ST. PETERSBURG — Robin Mitchell was fond of outrageous statements. If God had wanted panthers not to become extinct, he once told an environmental writer, "he would have given them opposable thumbs and trigger fingers."
One-liners seemed to flow effortlessly from Mr. Mitchell, who enjoyed a favorite tie-dyed T-shirt and drove a van sporting a license plate that read R-E-5-I-5-T ("resist").
There was plenty of time for business: arrests and trials and politics he covered for the Evening Independent and the St. Petersburg Times.
But when he saw a chance to prank somebody, he took it.
One famous occasion involved pneumatic tubes similar to those used at a bank's drive-through window, which newspaper employees once used to send materials to each other.
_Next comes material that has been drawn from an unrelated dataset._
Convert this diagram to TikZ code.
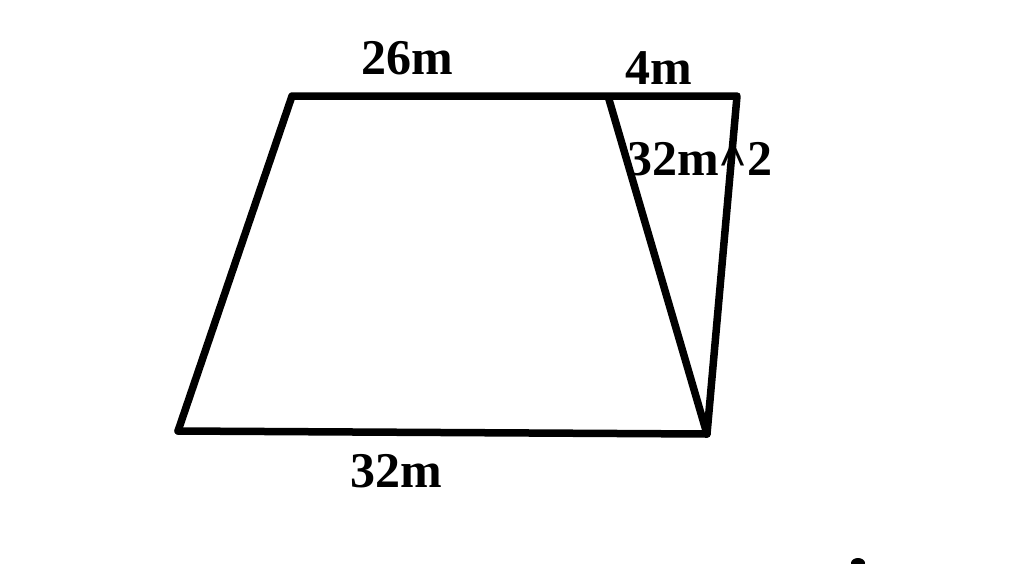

"He stuffed a taxidermized duck head into a tube, from the third floor to the fourth-floor librarian," recalled Jon Wilson, then a fellow reporter at the Independent. The duck head's arrival "set off a lot of screaming," Wilson said.
He flouted convention even in the kitchen, where he devised a delicious macaroni and cheese dish containing 11 cheeses.
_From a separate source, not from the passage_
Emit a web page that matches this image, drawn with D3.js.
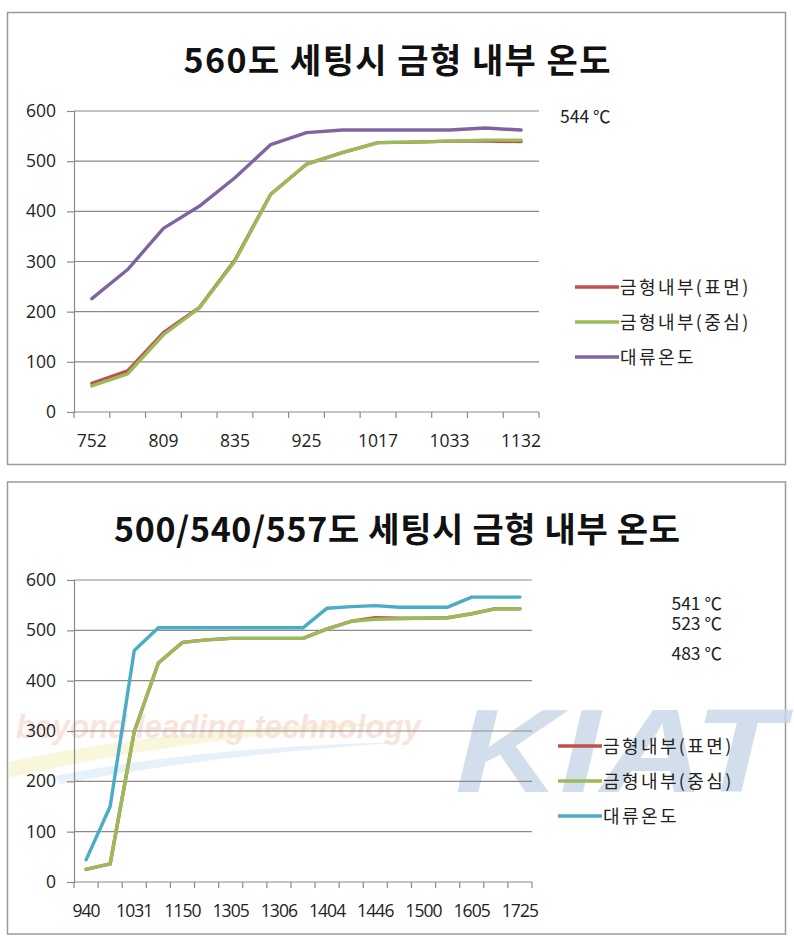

Mr. Mitchell, a consummate free spirit, died April 29 of chronic liver disease. He was 62.
Despite the antics, Mr. Mitchell had a serious side. He championed local news and scoured other newspapers on car trips. He collected antiques and old books, and enjoyed reading by the pool near his wife, Sharon Bond, and dogs Lola and Gracie.
He was born in Paris, the son of educators. He joined the Independent in 1971 after graduating from the University of South Florida and stayed with the Times after the Independent closed in 1986.
He wrote stories readers found difficult to put down. For example, he began a story about the bandit D.B. Cooper this way: "On the night before Thanksgiving 1971, a man wearing a business suit, loafers and a parachute plunged from a Northwest Orient Airlines 727, vanishing into a black sky, freezing rain and infamy."
He also made an indelible mark as an eagle-eyed copy editor. Once, Wilson said, "One of our writers referred to 'General George Custer.' It slipped right by me. (Mr. Mitchell) sent back a note saying, 'At the time of the massacre in 1876, Custer was a lieutenant colonel.' That was pretty typical."
Mr. Mitchell retired in 2003. He became active in Democratic Party politics, working for Charlie Justice's successful state senatorial campaign in 2006 and as a political consultant. He also served on the board of the Suncoast Tiger Bay Club.
"He wasn't always the loudest person in the conversation," said Justice, "But when he did speak, people would listen because it wasn't just off the cuff. He had thought about it."
As Mr. Mitchell requested, there will be no funeral service. He was cremated in a favorite tie-dyed T-shirt and navy shorts.